EDITOR'S NOTE: Are you certain it's the right type of memory? Just because it fits in the slot, doesn't mean it's compatible with your motherboard. Consult the mobo manual to make sure.
21 Jun 2008
I only have 2 DDR RAM slots in my e-machine PC. Is there a way to plug a double slot into each, so that I could plug in a total of 4 DDR RAM boards? Pls. advise. Thanx much.
EDITOR'S NOTE: The amount of RAM is probably limited by the motherboard. I would check with the pc vendor first.
11 Sep 2008
hi, i am a gamer lover.online RPG game is my fev. but sometimes when im on the middle of the game my computer will restart!what would be the problem?..i have my computer as AMD athlon (tm)64 Processor 3000+ 1.81 GHz, 448 MB of Ram. what would i do?...buy more RAM?????please help me.....tnx
EDITOR'S NOTE: See http://askbobrankin.com/computer_restarts_itself.html
23 Dec 2008
Oh, for the halcyon days when we dreamed about a memory extention to 128 ko.....
16 Oct 2009
I have two SD RAMs of 256 & 512. My pc is still sluggish. Some say it is due to two different RAMS & that I should buy single RAM of 1 GB.He also says it is due to conflicts for which RAM is to be used first by application. This seems to be ridiculous. What should I do to speed up my PC? I weekly do scans and defrags.
11 Nov 2009
One thing I've noticed when contemplating an upgrade is that in many older computers, the BIOS has a memory max. Don't think you can go past that no matter what size memory stick is used.
15 May 2010
help me increase my ram
16 Dec 2010
Is it safe to add memory to a computer if the two memory sticks are of two different brands?

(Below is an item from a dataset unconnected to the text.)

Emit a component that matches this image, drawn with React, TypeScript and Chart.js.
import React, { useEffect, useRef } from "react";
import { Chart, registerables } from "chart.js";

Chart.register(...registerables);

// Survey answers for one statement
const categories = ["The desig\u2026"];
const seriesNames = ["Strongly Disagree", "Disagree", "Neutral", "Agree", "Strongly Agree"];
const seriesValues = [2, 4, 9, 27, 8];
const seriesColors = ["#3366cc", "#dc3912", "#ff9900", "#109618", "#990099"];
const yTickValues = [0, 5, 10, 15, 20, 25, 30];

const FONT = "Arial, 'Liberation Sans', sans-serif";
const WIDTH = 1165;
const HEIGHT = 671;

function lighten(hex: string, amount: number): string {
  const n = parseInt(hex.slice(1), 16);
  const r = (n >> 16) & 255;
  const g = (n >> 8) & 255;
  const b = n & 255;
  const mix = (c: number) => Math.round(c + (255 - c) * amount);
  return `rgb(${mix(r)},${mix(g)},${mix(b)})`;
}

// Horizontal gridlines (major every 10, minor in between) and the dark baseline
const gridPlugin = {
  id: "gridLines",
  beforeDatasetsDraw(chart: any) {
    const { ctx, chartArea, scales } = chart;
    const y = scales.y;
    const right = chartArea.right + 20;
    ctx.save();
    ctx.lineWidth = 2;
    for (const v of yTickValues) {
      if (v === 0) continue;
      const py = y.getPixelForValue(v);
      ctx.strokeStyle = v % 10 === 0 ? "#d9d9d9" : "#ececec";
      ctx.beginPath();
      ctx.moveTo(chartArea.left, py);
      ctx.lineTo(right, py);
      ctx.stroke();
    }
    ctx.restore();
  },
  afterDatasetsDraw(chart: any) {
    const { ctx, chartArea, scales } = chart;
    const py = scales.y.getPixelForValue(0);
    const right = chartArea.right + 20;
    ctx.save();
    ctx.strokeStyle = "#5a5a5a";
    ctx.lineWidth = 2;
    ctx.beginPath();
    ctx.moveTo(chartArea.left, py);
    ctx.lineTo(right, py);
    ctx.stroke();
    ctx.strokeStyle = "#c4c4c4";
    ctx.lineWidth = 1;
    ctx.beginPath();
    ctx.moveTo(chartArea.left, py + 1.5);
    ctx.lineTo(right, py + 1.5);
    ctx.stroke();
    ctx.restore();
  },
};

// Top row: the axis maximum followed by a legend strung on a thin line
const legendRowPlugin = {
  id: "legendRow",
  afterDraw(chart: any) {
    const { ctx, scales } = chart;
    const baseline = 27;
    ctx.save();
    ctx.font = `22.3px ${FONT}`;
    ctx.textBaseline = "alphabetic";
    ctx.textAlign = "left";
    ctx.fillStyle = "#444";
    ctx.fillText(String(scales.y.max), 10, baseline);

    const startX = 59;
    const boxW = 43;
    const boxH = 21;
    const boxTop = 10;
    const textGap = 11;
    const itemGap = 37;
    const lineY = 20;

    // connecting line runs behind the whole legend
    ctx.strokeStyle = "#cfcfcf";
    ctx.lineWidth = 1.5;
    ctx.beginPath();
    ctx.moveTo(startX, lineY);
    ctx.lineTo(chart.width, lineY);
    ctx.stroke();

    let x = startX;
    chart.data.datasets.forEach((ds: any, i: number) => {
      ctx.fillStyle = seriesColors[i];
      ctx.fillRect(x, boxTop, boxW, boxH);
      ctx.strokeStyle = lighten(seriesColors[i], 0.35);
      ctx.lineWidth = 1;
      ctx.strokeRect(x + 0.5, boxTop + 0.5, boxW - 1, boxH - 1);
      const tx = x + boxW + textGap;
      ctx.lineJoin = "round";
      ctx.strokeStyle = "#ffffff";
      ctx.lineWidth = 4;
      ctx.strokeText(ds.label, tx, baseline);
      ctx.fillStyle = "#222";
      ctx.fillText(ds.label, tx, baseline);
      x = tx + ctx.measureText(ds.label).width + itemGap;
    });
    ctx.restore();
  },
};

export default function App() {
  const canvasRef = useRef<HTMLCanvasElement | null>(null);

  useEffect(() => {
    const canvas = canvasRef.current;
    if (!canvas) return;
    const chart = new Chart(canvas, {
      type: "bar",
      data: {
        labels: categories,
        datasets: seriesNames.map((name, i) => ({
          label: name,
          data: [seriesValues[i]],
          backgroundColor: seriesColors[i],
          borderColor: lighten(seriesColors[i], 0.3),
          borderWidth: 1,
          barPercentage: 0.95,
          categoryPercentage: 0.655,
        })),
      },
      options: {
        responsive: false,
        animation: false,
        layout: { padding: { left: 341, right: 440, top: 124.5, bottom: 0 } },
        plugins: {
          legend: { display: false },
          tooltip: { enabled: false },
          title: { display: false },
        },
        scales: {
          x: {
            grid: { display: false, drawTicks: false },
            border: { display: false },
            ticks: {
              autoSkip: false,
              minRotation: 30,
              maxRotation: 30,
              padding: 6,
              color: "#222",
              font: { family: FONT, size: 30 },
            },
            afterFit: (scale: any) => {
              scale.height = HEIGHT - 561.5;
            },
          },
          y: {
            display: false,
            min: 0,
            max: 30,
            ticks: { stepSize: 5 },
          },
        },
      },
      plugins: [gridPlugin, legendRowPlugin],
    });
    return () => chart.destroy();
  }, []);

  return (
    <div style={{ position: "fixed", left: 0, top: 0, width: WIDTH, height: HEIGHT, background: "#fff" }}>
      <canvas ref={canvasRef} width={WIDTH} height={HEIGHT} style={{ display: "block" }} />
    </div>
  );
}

EDITOR'S NOTE: Yes, RAM is a commodity item.
25 Jan 2011
I added RAM to my DELL Inspiron E1705 laptop. I added (2) 2 gigs each sticks. Do I need to update BIOS, or will it use all the RAM memory, with the older version of BIOS that was on the laptop. I'm afraid of messing up BIOS/laptop, if I try to update it.
07 Feb 2011
I have a ASUS pc bought one year ago. From the Library I access the Internet. My pc works fine in the earlier time of the day but slow down in mid-day and after noons hours. What caused this problem.
EDITOR'S NOTE: Sounds like those are the peak times when everyone is competing for the limited wifi bandwidth.
24 Mar 2011
I have asus rampage III formula MoBo, intel x990 extreme processor, 2x Radeon HD 6870 in crossfire, 3x 2GB G.Skill memory sticks.
There are 6x Dimm spots and I'm using three, I've bought 3x 2GB more of the same memory. My MoBo book says it can handle up to 24GB ram. But I only want 12GB. Should I just open it and try ?
EDITOR'S NOTE: Sounds like it should be fine.